- _Work to do_: State only the number of lines that include "this".

- _Data supplied_:
--------------------

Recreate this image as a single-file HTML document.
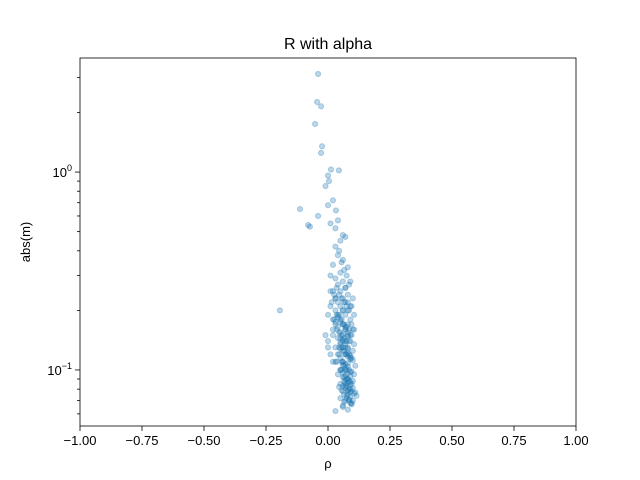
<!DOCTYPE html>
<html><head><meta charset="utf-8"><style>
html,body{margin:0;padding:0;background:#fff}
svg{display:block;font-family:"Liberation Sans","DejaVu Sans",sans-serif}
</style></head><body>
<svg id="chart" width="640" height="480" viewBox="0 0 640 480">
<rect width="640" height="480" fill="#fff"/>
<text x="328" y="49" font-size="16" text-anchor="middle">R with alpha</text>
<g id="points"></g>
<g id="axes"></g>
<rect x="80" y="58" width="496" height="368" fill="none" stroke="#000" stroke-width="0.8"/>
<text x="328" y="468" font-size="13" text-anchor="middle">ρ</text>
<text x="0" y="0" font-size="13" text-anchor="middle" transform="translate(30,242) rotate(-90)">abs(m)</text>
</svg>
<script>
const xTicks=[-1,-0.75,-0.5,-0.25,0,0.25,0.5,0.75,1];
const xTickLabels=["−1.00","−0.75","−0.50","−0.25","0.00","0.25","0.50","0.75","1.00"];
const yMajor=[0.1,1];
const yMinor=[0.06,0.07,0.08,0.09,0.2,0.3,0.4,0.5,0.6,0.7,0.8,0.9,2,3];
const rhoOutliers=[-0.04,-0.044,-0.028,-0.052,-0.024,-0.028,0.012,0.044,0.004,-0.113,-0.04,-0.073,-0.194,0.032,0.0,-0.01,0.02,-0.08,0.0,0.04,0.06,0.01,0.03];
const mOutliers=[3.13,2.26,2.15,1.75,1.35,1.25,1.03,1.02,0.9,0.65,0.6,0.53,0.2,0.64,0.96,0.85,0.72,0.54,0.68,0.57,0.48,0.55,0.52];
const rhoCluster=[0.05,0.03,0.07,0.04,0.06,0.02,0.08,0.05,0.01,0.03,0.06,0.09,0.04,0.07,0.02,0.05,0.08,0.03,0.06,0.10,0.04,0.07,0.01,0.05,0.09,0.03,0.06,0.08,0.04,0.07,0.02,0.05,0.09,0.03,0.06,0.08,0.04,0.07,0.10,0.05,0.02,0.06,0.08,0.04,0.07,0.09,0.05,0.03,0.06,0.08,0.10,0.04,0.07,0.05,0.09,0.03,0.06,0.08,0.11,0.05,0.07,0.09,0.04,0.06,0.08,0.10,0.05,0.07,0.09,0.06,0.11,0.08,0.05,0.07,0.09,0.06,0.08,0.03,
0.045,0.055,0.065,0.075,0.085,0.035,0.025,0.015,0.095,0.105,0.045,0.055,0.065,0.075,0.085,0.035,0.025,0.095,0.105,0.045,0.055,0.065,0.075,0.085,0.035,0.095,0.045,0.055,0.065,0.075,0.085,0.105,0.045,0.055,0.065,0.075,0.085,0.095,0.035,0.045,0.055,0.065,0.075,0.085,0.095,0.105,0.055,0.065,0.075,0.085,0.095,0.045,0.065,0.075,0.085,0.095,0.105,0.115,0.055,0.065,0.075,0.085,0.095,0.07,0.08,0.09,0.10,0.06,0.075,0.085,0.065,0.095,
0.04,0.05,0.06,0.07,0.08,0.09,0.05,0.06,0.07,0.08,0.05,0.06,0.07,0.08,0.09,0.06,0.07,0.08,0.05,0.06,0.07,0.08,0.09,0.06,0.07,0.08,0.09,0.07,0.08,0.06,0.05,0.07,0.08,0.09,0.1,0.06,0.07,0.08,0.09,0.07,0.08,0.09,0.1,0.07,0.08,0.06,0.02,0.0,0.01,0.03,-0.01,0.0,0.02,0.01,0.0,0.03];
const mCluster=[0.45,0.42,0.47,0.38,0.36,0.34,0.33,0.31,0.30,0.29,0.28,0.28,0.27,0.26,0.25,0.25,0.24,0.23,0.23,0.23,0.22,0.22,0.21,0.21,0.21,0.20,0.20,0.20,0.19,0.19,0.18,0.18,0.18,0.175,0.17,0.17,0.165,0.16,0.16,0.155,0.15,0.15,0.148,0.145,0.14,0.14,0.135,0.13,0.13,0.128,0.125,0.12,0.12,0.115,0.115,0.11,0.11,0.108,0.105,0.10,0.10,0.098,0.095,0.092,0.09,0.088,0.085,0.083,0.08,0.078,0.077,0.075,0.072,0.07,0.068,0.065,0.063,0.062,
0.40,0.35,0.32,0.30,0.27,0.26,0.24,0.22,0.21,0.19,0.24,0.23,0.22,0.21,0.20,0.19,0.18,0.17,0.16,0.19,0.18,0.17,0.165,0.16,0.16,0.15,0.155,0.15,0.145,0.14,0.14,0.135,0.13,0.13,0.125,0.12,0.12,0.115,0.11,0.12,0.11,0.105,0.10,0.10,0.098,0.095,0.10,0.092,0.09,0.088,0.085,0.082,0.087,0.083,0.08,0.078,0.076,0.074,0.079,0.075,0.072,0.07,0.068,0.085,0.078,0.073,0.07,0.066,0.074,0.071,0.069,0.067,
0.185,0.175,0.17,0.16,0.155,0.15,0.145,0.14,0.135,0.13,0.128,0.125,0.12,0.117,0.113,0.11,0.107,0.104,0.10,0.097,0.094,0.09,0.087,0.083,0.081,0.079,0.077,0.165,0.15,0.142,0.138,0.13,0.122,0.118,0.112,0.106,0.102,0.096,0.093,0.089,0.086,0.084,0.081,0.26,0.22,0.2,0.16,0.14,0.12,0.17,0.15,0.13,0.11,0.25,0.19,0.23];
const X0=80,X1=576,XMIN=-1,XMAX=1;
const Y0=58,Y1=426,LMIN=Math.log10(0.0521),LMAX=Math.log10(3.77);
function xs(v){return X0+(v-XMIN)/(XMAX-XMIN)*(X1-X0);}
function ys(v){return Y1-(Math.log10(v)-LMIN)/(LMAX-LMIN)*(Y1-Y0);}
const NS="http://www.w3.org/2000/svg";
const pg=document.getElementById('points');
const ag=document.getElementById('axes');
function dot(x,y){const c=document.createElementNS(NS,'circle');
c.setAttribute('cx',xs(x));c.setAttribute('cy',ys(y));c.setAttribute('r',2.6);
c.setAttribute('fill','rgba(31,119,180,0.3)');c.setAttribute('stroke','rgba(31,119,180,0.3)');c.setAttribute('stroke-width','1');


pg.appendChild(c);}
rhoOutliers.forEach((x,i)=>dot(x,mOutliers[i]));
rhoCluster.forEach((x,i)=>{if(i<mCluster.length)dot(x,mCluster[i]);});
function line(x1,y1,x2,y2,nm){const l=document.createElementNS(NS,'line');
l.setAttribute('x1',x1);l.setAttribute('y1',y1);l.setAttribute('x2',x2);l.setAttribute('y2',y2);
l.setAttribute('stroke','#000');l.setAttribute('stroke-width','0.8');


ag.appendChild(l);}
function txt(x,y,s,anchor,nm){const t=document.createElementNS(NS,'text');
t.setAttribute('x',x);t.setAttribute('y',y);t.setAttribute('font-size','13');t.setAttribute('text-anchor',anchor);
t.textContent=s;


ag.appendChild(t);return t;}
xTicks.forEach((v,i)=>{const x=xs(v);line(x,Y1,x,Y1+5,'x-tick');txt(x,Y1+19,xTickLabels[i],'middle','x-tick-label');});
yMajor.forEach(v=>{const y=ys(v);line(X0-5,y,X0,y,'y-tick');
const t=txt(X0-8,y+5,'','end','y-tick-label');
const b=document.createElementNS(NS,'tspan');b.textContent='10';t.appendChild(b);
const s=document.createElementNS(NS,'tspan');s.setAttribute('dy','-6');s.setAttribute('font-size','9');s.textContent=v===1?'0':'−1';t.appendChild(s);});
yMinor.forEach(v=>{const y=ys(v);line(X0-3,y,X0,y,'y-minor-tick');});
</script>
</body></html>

--------------------

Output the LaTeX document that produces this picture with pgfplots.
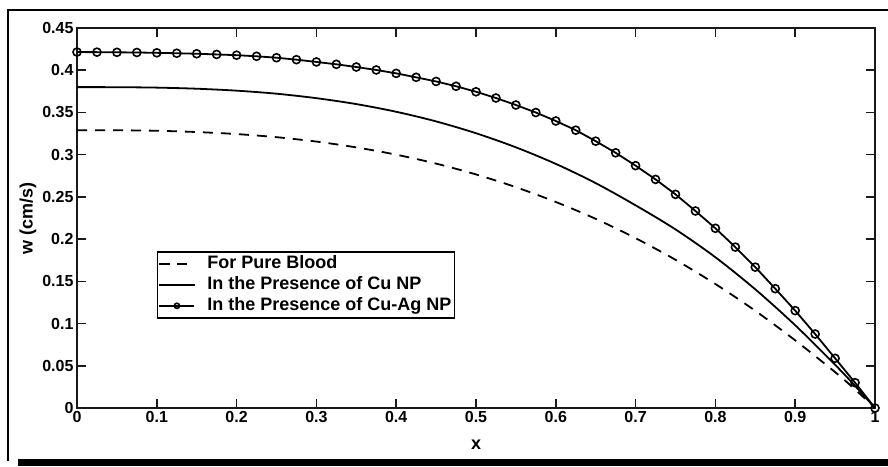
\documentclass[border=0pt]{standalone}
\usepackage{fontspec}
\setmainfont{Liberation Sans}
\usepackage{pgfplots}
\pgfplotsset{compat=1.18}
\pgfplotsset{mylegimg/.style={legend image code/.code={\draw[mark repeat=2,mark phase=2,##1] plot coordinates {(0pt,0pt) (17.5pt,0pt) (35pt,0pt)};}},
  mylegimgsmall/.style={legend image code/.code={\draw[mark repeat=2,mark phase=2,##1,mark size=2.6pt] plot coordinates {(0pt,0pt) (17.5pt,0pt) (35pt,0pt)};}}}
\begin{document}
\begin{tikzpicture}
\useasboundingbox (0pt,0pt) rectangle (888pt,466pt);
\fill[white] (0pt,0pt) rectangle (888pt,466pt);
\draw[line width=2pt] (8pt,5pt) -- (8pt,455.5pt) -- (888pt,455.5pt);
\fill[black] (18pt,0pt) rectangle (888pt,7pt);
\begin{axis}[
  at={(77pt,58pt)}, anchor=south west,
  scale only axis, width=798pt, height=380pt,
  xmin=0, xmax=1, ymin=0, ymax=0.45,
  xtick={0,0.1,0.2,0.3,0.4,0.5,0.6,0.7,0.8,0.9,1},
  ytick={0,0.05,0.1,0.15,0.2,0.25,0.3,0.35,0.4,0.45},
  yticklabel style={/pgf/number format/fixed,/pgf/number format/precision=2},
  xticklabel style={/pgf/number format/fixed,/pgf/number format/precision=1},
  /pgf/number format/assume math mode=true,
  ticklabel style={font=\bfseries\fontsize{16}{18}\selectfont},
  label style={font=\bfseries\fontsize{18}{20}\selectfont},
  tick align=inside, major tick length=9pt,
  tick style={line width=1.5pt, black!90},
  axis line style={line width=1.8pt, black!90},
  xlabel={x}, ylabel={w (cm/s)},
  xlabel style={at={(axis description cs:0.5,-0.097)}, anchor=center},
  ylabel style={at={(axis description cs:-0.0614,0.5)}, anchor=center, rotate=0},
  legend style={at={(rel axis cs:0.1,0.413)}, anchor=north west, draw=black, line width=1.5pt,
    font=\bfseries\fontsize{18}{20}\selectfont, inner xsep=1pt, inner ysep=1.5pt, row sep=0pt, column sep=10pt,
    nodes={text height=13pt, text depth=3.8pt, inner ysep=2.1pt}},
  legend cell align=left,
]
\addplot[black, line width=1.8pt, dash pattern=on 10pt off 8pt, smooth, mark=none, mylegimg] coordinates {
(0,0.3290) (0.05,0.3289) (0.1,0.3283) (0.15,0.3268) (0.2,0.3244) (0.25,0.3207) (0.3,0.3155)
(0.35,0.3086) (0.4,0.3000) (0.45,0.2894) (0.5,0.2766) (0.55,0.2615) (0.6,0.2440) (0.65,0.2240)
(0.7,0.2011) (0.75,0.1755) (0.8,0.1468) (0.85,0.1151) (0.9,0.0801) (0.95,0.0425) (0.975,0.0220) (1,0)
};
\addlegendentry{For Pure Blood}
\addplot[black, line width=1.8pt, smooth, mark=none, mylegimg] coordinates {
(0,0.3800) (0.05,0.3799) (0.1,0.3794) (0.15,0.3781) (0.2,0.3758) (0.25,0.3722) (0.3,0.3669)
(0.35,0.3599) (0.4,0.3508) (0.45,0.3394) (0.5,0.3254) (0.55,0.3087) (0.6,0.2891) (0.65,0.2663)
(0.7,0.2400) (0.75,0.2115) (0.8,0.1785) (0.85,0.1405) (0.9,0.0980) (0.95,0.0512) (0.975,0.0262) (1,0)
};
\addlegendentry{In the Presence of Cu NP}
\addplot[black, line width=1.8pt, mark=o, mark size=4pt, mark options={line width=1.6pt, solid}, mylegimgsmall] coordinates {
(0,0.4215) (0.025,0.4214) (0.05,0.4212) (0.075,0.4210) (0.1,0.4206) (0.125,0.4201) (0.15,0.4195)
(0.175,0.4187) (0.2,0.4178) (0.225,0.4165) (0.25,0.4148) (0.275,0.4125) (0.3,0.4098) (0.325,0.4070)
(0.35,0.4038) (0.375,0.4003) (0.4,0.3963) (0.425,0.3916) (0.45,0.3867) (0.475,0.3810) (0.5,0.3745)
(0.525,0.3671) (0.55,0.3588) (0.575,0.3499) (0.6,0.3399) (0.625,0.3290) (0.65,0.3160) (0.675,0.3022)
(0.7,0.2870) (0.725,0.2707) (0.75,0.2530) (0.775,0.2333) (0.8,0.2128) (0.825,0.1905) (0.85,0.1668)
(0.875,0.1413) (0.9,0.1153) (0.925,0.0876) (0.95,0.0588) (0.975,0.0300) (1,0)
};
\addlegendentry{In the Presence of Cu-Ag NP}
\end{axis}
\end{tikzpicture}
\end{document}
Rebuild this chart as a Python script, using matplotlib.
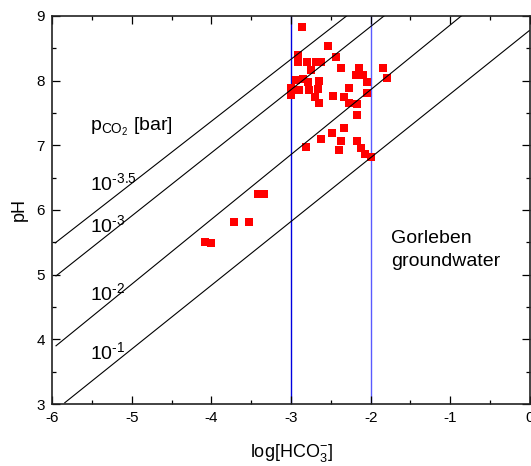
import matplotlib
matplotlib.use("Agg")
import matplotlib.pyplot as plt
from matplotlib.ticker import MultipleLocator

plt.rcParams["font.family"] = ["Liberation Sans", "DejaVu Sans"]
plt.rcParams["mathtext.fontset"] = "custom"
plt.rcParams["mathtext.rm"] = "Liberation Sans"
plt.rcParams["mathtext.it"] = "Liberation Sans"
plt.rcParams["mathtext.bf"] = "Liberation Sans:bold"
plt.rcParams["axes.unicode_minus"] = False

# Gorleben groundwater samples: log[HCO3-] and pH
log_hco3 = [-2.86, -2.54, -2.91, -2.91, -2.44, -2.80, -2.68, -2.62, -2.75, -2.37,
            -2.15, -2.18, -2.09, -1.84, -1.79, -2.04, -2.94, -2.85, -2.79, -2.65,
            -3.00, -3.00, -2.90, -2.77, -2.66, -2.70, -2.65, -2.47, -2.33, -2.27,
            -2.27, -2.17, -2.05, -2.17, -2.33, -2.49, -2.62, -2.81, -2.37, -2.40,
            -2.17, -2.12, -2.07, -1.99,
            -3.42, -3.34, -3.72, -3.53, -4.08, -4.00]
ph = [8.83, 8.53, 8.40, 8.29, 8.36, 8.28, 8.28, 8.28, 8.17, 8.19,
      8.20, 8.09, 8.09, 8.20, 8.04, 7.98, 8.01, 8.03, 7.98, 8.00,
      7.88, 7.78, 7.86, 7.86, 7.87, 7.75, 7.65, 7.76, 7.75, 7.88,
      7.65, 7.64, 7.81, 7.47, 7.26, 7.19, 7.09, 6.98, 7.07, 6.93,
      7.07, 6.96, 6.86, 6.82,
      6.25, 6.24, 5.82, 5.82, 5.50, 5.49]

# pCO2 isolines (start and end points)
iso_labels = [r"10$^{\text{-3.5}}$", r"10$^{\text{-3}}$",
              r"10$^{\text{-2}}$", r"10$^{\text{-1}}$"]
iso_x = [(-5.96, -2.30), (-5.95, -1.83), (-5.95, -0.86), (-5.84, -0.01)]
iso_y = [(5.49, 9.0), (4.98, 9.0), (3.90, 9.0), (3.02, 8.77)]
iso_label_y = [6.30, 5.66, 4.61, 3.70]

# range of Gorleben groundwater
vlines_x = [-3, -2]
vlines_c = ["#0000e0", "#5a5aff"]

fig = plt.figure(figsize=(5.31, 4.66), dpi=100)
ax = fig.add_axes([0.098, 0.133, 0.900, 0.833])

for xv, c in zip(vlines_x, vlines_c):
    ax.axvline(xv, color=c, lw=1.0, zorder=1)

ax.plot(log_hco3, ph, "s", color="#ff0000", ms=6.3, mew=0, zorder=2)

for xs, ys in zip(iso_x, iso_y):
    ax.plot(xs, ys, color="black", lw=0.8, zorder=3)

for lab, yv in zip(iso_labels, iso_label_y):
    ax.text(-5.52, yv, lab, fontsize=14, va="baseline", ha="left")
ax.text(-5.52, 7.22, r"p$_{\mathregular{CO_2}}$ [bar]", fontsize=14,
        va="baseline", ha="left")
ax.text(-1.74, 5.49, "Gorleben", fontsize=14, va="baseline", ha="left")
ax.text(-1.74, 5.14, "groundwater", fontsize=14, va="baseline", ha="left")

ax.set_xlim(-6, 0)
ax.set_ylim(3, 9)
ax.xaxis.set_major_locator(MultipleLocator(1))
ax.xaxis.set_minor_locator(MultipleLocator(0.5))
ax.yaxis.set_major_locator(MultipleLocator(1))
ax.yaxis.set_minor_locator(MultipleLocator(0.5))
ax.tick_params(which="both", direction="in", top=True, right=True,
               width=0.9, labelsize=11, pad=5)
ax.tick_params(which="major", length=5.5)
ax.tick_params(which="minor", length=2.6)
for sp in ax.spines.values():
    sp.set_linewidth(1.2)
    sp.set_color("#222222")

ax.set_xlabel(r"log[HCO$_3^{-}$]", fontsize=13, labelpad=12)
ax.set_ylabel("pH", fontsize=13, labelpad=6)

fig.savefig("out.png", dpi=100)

--------------------

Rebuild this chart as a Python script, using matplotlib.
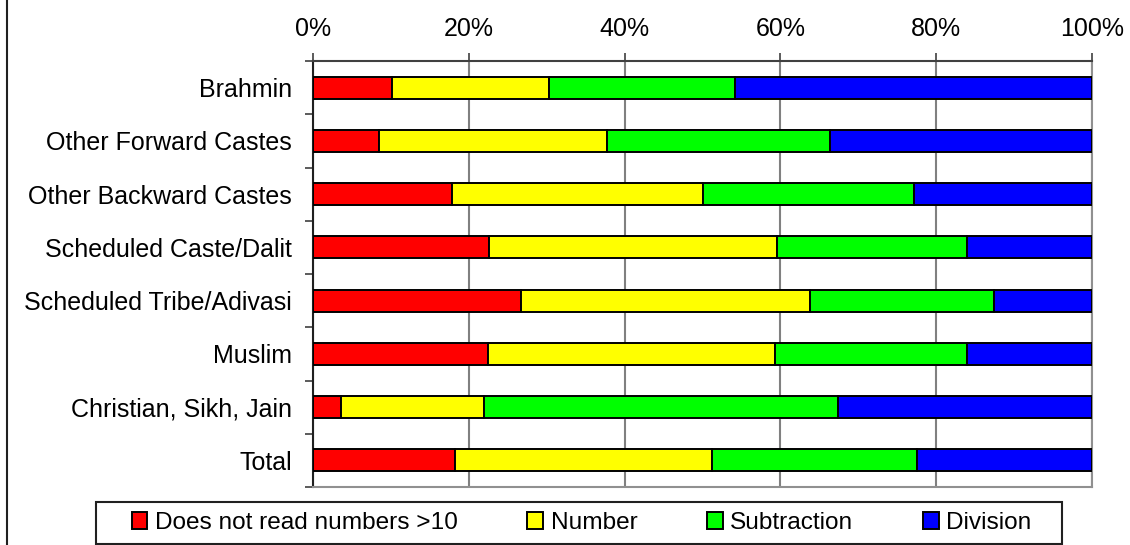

--------------------

- _Reply_: 4